Today, the children of those Spanish country immigrants have largely moved into the middle class and out of the neighbourhoods of their childhoods. Now these neighbourhoods have a new population thanks to a new wave of immigrants. Usera, for example, is now the “Chinese neighbourhood” of Madrid, though a mix of other nationalities also reside there.

Social Decadence

Gang crime ebbs and flows, according to police experts, usually following the same trends as the rest of crime, which sadly seems to be steadily climbing. Drug trafficking, for instance, led by both new mafias composed of immigrants and classics from the Calabrian mafia to Irish mobsters, is increasingly violent and internationally connected as well. At the same time, Spain still finds itself desperate for workers, to both sustain its pension system and supply labour. The government recently eased work visa requirements to fill labour gaps.

The pattern seems obvious. Once the capitalist-industrial-urban complex—which tends to ultimately diminish humanity both figuratively and numerically—has used up all its national ‘human resources’ and moved up in the global-industrial food chain, it must reach for a new mass of men from further afield to feed the machine. Even Hungary and Poland need foreign labour. In fact, the more their economies grow, the more foreign workers they seem to require.

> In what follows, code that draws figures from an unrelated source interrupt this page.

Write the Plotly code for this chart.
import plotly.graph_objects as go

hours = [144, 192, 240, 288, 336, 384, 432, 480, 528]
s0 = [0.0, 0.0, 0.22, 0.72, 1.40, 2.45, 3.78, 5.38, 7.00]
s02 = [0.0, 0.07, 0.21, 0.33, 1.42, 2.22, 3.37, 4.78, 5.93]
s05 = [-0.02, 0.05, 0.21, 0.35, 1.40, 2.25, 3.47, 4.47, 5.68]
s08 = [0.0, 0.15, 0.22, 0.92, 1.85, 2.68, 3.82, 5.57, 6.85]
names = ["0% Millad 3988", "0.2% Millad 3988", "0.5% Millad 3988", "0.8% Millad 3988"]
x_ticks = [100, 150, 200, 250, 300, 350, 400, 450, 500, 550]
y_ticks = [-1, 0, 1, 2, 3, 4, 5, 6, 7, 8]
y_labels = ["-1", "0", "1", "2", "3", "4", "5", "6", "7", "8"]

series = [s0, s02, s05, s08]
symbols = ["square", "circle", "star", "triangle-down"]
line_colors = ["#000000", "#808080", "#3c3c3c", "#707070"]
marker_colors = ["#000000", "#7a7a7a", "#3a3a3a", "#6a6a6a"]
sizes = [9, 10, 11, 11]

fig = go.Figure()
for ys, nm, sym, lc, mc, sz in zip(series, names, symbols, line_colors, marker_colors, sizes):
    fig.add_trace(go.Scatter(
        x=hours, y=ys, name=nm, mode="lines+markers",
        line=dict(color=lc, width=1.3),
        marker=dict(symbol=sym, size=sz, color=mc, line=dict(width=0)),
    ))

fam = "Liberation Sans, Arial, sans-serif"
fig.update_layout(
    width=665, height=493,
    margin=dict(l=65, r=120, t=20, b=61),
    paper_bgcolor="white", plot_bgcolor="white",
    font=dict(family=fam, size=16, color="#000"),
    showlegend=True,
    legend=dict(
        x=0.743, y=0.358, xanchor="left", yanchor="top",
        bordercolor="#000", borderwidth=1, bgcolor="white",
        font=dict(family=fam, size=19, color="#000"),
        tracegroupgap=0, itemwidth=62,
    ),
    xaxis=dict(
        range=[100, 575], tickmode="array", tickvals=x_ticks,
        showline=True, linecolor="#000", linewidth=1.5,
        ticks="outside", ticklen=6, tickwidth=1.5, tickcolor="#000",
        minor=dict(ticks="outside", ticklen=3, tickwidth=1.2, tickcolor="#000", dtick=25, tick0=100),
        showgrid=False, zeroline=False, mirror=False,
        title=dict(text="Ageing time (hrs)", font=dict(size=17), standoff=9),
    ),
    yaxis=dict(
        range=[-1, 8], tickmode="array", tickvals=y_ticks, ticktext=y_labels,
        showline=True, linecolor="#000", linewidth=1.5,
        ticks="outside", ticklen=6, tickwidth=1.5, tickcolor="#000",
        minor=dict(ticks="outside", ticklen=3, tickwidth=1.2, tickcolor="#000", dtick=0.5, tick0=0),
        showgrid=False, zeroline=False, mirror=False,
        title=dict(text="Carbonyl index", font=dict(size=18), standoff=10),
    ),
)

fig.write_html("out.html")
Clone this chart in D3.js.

The cycle of industrial disruption of traditional communities followed by immigration continues as well. The EU has fishing agreements with many African countries that allow European industrial fishing fleets, including Spain’s, to take advantage of African waters, such as those off the coast of Senegal. But the Senegalese have far less sophisticated, rather traditional, fishing equipment, and the supposedly ‘sustainable’ industrial European fishing fleet easily beats the local fishermen to whatever catch is left after years of industrial exploitation. With their businesses ruined, some Senegalese fishermen have turned to an alternative business—helping illegal immigrants reach Spain’s Canary Islands, and often joining them. As Ayuso told Monasterio, simply railing against illegal immigration misses the point. Carlos Perona Calvete also reasoned in his analysis of VOX’s recent under-performance in local elections that the party will need to widely expand its talking points or risk being outflanked by a non-woke leftist party that, in my opinion may end up taking up the many just concerns of Spanish citizens more convincingly, perhaps even more coherently than VOX does. In other words, even if immigration is the fundamental problem for the current increase in crime, Spain will have to do some deep soul searching—going far beyond border control—to reasonably address it.